Charts and diagrams as code
☆ ☆ ☆ ☆ ☆ ☆ ☆

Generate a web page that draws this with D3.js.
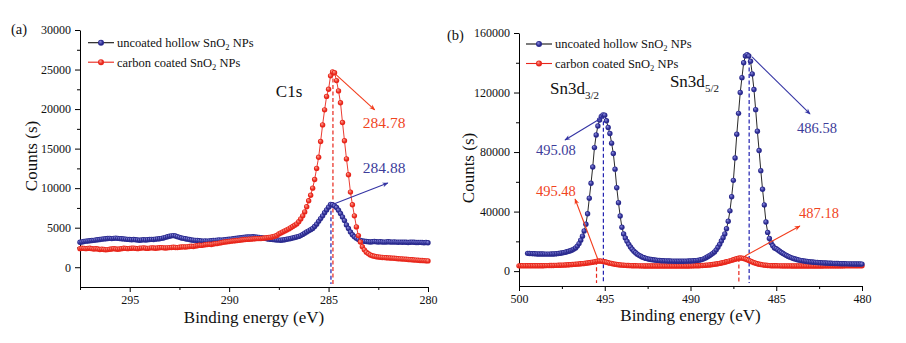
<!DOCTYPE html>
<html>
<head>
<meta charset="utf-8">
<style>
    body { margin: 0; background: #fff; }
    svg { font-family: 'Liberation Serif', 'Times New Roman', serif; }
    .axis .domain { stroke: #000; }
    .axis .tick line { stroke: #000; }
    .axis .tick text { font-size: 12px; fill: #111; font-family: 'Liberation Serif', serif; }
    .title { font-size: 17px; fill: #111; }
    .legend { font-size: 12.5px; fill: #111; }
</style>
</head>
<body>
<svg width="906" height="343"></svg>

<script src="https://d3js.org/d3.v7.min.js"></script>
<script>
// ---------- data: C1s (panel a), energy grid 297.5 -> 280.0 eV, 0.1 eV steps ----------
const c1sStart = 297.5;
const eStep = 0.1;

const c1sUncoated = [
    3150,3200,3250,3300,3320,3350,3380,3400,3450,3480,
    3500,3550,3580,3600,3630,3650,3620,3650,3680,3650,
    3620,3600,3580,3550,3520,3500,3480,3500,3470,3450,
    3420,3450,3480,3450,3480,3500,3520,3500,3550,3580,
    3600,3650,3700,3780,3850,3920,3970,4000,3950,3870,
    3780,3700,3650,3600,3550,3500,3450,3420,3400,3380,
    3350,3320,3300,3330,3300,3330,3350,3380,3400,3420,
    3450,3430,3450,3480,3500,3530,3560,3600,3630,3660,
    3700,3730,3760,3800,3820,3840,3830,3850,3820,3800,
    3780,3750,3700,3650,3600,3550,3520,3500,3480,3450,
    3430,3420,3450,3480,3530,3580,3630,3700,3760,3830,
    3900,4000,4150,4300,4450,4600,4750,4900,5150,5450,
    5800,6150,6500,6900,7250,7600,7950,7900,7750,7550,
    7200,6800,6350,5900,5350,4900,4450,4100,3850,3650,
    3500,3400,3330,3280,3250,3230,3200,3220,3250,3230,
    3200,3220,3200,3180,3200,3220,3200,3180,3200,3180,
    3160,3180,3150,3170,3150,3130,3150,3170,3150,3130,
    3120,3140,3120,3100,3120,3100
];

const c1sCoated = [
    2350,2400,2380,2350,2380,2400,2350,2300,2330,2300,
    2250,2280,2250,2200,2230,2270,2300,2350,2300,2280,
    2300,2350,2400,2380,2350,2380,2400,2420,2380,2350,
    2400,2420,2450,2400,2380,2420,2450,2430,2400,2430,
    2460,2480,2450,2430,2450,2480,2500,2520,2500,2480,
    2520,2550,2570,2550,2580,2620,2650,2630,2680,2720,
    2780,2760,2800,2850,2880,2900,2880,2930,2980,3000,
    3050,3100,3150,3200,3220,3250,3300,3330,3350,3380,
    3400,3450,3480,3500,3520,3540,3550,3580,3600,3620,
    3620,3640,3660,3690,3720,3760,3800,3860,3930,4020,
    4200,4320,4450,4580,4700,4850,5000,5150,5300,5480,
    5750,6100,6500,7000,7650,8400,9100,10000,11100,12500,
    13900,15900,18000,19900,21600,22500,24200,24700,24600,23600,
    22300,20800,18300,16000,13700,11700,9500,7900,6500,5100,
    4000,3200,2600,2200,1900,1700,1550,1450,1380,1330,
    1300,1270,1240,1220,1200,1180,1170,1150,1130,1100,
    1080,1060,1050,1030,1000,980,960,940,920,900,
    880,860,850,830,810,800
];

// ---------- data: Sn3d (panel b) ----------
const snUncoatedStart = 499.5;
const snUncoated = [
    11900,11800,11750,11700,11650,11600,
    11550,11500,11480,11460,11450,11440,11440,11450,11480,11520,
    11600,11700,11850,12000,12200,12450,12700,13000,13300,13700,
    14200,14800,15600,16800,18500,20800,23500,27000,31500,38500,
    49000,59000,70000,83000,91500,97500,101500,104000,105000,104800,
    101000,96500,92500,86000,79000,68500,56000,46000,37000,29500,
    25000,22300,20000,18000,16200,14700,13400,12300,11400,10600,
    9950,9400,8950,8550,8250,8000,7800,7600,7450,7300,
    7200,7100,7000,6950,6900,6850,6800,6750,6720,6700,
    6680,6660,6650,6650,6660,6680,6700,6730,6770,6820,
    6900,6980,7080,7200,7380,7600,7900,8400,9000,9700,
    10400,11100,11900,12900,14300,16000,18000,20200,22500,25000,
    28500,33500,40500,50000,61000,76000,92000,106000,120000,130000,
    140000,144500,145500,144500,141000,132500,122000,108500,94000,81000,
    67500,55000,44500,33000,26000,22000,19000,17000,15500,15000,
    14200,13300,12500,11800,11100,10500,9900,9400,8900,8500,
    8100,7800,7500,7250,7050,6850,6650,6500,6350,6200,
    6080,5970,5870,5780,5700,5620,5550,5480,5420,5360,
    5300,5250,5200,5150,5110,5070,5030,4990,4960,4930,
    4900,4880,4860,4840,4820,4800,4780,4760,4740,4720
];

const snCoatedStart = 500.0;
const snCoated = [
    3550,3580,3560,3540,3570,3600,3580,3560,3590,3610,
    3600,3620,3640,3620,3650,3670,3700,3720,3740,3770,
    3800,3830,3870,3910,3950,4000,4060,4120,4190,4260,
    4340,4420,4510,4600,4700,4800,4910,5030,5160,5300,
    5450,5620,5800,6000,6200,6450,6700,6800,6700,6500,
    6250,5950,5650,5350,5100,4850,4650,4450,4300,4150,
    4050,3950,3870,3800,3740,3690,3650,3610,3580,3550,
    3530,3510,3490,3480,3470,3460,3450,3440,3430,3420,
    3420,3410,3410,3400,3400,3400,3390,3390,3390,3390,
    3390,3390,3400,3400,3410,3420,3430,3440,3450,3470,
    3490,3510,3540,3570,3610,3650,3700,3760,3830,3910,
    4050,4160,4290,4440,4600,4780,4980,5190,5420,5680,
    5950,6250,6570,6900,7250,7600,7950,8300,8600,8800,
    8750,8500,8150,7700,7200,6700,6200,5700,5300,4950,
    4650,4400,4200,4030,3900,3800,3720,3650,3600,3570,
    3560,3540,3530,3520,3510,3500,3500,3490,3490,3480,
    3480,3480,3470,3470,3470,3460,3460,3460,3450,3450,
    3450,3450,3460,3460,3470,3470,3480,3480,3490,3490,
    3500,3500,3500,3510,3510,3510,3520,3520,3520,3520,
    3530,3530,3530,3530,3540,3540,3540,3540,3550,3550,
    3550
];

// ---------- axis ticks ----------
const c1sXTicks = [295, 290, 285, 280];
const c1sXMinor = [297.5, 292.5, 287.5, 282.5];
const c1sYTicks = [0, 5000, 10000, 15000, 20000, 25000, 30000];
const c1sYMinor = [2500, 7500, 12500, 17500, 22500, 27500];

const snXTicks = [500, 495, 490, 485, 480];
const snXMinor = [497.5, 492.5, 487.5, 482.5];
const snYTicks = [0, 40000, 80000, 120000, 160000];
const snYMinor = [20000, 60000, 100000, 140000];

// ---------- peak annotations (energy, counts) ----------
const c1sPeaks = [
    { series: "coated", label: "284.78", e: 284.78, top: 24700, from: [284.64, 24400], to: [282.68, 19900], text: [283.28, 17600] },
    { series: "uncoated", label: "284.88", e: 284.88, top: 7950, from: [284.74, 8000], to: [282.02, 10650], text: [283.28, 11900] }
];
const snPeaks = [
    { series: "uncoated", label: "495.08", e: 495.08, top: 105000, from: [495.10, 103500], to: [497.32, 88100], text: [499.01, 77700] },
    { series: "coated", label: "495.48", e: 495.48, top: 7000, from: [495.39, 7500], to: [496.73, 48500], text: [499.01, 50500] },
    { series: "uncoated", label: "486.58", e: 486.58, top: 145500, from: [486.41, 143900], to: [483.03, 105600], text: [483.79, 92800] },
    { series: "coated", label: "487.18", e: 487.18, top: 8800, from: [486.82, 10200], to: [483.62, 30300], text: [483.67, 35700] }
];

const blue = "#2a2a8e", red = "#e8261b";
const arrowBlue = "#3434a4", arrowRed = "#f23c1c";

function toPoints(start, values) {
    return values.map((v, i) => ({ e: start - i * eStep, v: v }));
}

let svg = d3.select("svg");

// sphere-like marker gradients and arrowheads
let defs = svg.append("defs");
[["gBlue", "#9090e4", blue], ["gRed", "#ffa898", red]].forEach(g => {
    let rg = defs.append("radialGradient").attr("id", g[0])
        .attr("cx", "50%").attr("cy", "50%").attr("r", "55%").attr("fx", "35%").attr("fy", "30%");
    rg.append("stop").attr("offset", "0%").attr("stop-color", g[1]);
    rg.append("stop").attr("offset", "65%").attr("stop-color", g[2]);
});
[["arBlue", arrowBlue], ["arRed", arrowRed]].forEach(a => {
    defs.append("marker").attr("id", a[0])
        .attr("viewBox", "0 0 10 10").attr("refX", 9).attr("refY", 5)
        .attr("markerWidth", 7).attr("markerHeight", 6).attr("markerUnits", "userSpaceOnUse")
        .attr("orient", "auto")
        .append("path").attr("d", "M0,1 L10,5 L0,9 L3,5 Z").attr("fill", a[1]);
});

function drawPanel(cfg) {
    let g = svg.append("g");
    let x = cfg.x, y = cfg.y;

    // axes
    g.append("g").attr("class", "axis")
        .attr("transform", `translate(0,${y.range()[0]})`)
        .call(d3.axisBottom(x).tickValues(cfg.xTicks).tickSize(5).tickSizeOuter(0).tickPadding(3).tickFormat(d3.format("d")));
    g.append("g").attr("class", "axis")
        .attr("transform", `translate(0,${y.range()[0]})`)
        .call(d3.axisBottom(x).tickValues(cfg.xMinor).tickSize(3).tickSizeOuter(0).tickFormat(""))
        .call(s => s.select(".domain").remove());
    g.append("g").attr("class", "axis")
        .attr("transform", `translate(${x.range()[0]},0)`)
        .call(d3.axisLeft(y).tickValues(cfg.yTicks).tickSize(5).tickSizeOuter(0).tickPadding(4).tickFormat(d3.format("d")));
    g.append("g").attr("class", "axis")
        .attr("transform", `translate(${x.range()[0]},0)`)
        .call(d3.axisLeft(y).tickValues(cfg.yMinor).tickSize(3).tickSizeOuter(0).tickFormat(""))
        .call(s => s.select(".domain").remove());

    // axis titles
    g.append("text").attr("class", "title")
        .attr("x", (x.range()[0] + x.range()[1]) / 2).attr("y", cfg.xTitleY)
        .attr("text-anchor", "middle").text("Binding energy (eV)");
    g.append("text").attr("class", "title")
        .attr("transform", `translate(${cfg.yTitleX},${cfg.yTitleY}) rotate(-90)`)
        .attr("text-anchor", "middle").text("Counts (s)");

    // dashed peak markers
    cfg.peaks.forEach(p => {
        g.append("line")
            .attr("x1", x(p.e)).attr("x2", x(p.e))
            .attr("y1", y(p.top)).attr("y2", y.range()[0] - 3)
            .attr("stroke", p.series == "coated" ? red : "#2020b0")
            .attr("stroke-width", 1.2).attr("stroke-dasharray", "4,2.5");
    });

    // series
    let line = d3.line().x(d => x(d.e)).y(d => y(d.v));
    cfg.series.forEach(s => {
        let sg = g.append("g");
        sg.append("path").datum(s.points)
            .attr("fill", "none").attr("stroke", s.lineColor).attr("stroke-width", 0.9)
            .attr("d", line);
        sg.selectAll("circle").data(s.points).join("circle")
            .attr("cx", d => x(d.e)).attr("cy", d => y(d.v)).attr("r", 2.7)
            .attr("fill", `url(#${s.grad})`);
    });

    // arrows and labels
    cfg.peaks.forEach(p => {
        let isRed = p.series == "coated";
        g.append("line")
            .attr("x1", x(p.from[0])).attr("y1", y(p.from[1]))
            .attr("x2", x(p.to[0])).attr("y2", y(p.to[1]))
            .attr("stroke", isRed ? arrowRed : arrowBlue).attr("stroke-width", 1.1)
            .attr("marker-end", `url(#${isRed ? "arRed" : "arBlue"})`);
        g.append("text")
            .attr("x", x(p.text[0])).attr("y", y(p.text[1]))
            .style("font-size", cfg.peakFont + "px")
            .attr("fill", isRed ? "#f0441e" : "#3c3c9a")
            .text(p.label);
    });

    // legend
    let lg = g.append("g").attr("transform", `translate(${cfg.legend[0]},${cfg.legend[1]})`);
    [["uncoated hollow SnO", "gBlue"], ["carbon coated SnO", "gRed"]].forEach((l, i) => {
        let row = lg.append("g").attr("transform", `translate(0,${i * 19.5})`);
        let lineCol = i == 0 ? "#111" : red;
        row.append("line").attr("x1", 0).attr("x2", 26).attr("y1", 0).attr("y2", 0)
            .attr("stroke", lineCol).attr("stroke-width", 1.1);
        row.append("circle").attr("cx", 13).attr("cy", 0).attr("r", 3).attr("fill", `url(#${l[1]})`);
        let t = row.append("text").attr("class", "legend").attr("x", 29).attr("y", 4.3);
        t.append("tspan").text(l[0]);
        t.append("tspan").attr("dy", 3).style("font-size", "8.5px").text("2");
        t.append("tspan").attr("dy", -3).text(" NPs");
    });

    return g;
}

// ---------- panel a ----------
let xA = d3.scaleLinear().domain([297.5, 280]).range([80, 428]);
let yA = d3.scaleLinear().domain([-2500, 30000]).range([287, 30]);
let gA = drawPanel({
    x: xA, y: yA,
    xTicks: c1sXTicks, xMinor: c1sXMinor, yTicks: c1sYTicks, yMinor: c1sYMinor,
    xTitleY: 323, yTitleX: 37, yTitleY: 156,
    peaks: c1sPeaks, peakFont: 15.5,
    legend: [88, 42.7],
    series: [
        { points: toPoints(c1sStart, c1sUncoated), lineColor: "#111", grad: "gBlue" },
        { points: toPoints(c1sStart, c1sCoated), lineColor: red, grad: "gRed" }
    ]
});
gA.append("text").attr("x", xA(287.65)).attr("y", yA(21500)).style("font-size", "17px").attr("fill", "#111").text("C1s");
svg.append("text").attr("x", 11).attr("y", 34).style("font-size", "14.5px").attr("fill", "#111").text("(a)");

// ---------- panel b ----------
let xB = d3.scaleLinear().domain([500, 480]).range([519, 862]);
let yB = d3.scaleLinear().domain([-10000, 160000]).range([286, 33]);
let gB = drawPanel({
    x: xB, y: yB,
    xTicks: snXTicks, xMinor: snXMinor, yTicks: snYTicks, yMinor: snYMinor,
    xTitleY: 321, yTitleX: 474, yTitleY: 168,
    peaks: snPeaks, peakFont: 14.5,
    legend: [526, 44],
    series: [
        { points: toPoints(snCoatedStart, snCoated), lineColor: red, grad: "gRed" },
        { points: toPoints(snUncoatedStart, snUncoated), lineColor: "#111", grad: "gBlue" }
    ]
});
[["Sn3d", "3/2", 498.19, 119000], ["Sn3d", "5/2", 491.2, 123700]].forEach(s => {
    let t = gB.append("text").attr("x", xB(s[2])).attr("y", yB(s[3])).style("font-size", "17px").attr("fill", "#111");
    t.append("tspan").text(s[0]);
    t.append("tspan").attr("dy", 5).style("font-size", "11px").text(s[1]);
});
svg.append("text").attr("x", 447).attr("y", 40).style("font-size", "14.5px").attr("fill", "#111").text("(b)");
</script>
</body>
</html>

☆ ☆ ☆ ☆ ☆ ☆ ☆

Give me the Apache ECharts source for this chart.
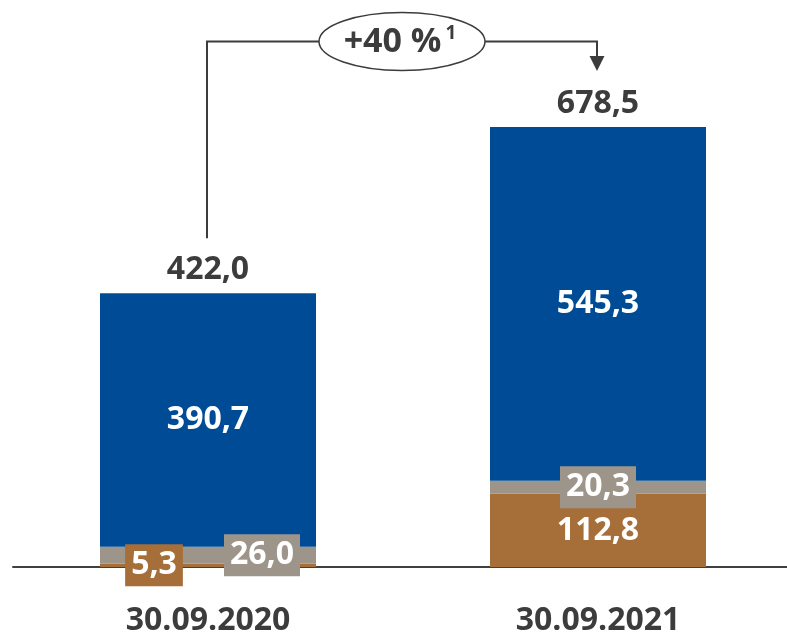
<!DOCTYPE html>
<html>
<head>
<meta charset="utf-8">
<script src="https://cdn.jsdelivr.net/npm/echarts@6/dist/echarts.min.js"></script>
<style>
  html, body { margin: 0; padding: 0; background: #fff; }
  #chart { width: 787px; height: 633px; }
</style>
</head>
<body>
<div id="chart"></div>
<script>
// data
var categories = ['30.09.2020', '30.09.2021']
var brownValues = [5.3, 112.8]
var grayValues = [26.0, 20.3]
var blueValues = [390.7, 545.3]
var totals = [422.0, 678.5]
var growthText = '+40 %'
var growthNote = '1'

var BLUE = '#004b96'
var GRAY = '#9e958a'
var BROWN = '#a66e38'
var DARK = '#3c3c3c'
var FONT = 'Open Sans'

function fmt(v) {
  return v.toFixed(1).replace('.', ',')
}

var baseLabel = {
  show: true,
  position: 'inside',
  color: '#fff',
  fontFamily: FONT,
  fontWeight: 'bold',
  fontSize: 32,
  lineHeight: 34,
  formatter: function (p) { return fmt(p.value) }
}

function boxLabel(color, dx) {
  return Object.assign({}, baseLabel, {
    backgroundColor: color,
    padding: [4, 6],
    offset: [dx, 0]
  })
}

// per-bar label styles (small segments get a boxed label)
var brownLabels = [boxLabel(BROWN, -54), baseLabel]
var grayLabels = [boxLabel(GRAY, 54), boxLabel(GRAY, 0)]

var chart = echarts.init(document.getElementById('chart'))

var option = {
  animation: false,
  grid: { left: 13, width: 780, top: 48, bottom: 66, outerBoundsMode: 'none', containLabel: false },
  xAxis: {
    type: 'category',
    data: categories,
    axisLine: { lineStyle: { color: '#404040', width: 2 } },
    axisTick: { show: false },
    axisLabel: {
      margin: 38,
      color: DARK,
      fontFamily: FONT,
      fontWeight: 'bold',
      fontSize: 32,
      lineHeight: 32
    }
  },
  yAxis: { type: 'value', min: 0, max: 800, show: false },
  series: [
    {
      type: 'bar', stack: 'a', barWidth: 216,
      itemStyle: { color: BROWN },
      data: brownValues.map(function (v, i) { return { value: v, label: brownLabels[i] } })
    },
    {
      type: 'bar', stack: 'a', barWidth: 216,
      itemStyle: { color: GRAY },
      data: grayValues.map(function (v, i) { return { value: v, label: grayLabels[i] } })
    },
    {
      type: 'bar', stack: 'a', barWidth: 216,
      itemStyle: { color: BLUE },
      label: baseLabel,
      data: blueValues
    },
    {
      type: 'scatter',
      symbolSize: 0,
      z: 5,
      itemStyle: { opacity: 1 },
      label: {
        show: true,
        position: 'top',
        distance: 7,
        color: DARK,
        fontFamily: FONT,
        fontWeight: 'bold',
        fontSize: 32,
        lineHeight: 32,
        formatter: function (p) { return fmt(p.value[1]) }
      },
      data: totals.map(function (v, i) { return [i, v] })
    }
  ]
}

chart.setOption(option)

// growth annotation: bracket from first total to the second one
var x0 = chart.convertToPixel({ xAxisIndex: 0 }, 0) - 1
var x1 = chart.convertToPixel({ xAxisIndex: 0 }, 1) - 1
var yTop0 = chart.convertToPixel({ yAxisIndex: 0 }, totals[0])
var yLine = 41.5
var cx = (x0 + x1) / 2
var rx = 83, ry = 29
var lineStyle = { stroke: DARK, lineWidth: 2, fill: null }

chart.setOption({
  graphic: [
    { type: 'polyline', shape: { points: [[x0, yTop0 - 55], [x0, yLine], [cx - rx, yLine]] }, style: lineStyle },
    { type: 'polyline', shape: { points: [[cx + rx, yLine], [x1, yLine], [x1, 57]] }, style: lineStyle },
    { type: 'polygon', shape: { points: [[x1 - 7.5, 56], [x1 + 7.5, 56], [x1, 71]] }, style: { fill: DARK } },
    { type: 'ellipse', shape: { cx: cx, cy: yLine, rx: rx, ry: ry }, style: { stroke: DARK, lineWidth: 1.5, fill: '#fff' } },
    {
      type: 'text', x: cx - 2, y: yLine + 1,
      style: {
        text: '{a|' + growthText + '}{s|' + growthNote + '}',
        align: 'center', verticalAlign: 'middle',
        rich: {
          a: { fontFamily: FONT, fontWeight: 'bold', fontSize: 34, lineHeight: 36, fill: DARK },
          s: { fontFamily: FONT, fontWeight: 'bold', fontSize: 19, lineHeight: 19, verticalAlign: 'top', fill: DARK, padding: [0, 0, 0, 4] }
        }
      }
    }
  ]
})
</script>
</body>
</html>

☆ ☆ ☆ ☆ ☆ ☆ ☆

Exercise aim: Keep to the stretch from the line containing "Generate a web" through the line containing "const eStep = 0.1;", both ends included, and copy it exactly from the listing above, minus the pictures.

Task solution:
Generate a web page that draws this with D3.js.
<!DOCTYPE html>
<html>
<head>
<meta charset="utf-8">
<style>
    body { margin: 0; background: #fff; }
    svg { font-family: 'Liberation Serif', 'Times New Roman', serif; }
    .axis .domain { stroke: #000; }
    .axis .tick line { stroke: #000; }
    .axis .tick text { font-size: 12px; fill: #111; font-family: 'Liberation Serif', serif; }
    .title { font-size: 17px; fill: #111; }
    .legend { font-size: 12.5px; fill: #111; }
</style>
</head>
<body>
<svg width="906" height="343"></svg>

<script src="https://d3js.org/d3.v7.min.js"></script>
<script>
// ---------- data: C1s (panel a), energy grid 297.5 -> 280.0 eV, 0.1 eV steps ----------
const c1sStart = 297.5;
const eStep = 0.1;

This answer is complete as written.